Burton Cummings – He’s our Canadian piano man – co-founder of the Canadian rock institution The Guess Who, writer and singer of many solo hits that defined a generation, or two, three, tops. Cummings returns with his band at the River Cree Resort & Casino for a two-nighter, Thursday and Friday. Tickets $44 in advance.
Friday 23
Ryan Adams – Funny story: One of the leading lights of the Americana music movement credits an unpleasant incident at the Ryman Auditorium in 2002 for helping him understand who he is an artist. A heckler kept demanding he play Summer of ’69 by Bryan Adams, so he actually stopped the show and had the guy thrown out. Adams – Ryan Adams – has since made more than a dozen critically-acclaimed albums, including his new one, Prisoner, and worked with a royalty of alt-country greats. Now he’ll never be mistaken for Bryan Adams again. The two eventually made friends – and Ryan even played Summer of ’69 during a show at the Ryman in 2015. Just 13 years too late. Has this now become a thing? See for yourself at Adams’ show in the Jubilee Auditorium. Karen Elson opens. 8 pm, tickets from $35
Rebuild/Repair – Killer local hardcore band makes a return to DV8 on this night, to play selections from its latest politically-charged album Above Ground Cemeteries. Among statements therein are criticisms of the High Level Bridge suicide fence, and a more general song called Burn Edmonton to the Fucking Ground. It’s satire, OK? Also on the bill will be Shark Weak, Underbite and Bad Action Hero. Tickets at the door.

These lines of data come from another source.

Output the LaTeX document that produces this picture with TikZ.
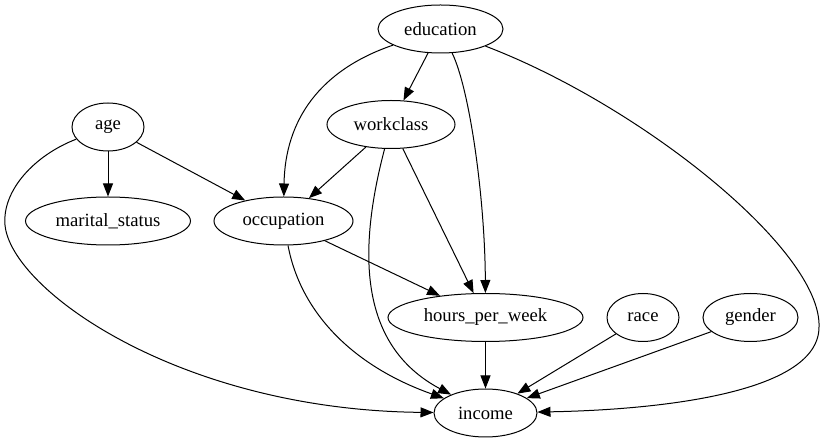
\documentclass[tikz,border=0pt]{standalone}
\usepackage{fontspec}
\setmainfont{Liberation Serif}
\newfontfamily\gvfont{Liberation Serif}
\usetikzlibrary{shapes.geometric,arrows.meta}
\begin{document}
\begin{tikzpicture}[x=1pt,y=-1pt,
  var/.style={ellipse, draw, line width=1pt, minimum height=48pt, inner sep=0pt,
              font=\gvfont\fontsize{18.67}{22}\selectfont},
  edge/.style={line width=1pt, -{Triangle[length=13pt,width=10pt]}}]
\fill[white] (0,0) rectangle (825,443);
\useasboundingbox (0,0) rectangle (825,443);

% variables
\node[var, minimum width=125pt] (education)      at (440.5,29)  {education};
\node[var, minimum width=72pt]  (age)            at (108,127)   {age};
\node[var, minimum width=128pt] (workclass)      at (391,124.5) {workclass};
\node[var, minimum width=165pt] (marital_status) at (108,221)   {marital\_status};
\node[var, minimum width=139pt] (occupation)     at (283.5,221) {occupation};
\node[var, minimum width=195pt] (hours_per_week) at (485.5,317.5) {hours\_per\_week};
\node[var, minimum width=72pt]  (race)           at (643,317.5) {race};
\node[var, minimum width=95pt]  (gender)         at (750.5,317.5) {gender};
\node[var, minimum width=103pt] (income)         at (485.5,413) {income};

% bend points of the long curved edges
\coordinate (age_bend) at (5,225);
\coordinate (edu_bend) at (819,327);

% edges
\draw[edge] (education) -- (workclass);
\draw[edge] (education) .. controls (320,70) and (285,120) .. (occupation);
\draw[edge] (education) .. controls (470,90) and (485,200) .. (hours_per_week);
\draw[edge] (education) .. controls (640,105) and (822,250) .. (edu_bend)
                        .. controls (819,395) and (650,410) .. (income);

\draw[edge] (age) -- (marital_status);
\draw[edge] (age) -- (occupation);
\draw[edge] (age) .. controls (35,155) and (2,190) .. (age_bend)
                  .. controls (11,290) and (180,410) .. (income);

\draw[edge] (workclass) -- (occupation);
\draw[edge] (workclass) -- (hours_per_week);
\draw[edge] (workclass) .. controls (358,250) and (358,345) .. (income);

\draw[edge] (occupation) -- (hours_per_week);
\draw[edge] (occupation) .. controls (300,310) and (350,365) .. (income);

\draw[edge] (hours_per_week) -- (income);
\draw[edge] (race) -- (income);
\draw[edge] (gender) -- (income);
\end{tikzpicture}
\end{document}
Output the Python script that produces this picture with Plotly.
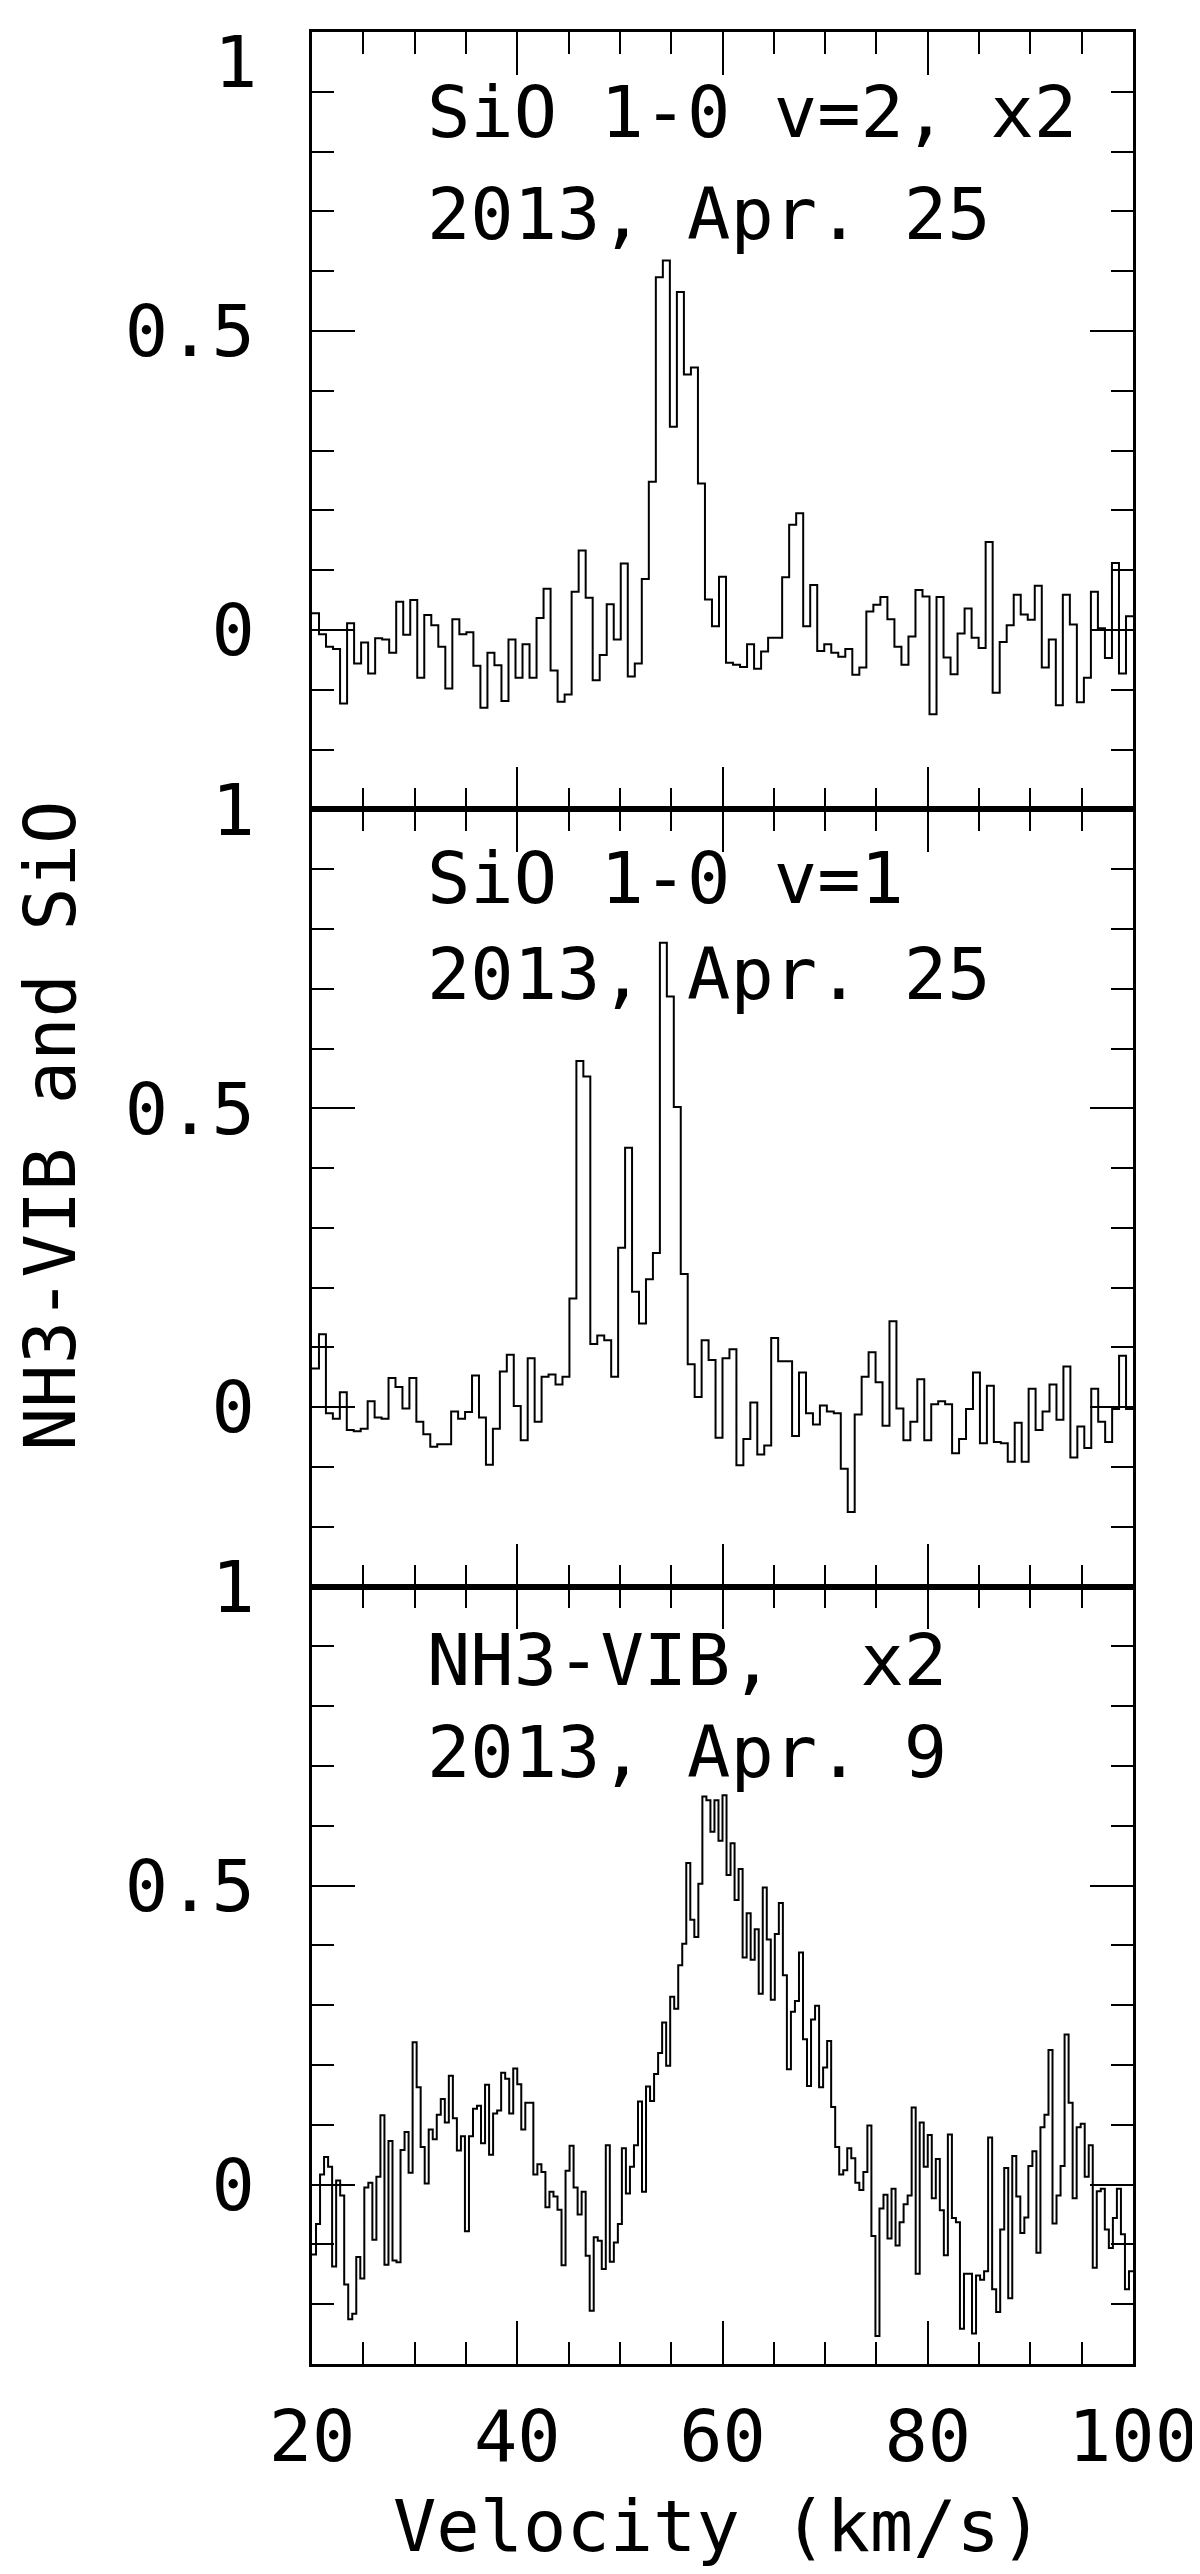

READ: Interview with Rebuild/Repair
Sunday 25
Dianne Reeves – The top draw of the TD Edmonton International Jazz Festival – running June 23-July 2 at venues across town – is this world-renowned, multiple Grammy-winning song stylist who’s released 19 or her own albums and appeared as a guest on dozens more. Her latest (Grammy winning) album Beautiful Life has interpretations of everything from Bob Marley to Ani DiFranco, all delivered in that sultry smooth million dollar voice. Winspear Centre, with the Billy Childs Quartet, 7:30 pm, tickets from $65
Mitchmatic – Damn, we’re losing another one. This celebrated local alt-rapper is taking off for parts unknown (or yet to be named), and after what is said to be more than 400 shows in the old hometown, will headline show No. 401 for one last hurrah, and with a full band, too. Could that be a clue? 401? Toronto, maybe? The “Goodbye Lil Matic” show at the Buckingham also features Baby Jey and Jom Comyn. 8 pm, tickets $10
C.R. Avery – A melange of street poetry, classical music and punk rock is what we might expect from this out-there Vancouver “performance artist” – which is what we call entertainers when we don’t know what to call them, or know what they’re going to do. For his gig at the Found Festival, Avery will do a piece entitled High Beams in an Even Darker Communion, a beat poet tribute to Leonard Cohen. The show takes place at 8:30 pm in an odd space: “Room 206” of the Commercial Hotel (fitting for a festival using “found” venues), so tickets are limited – for $35 in advance.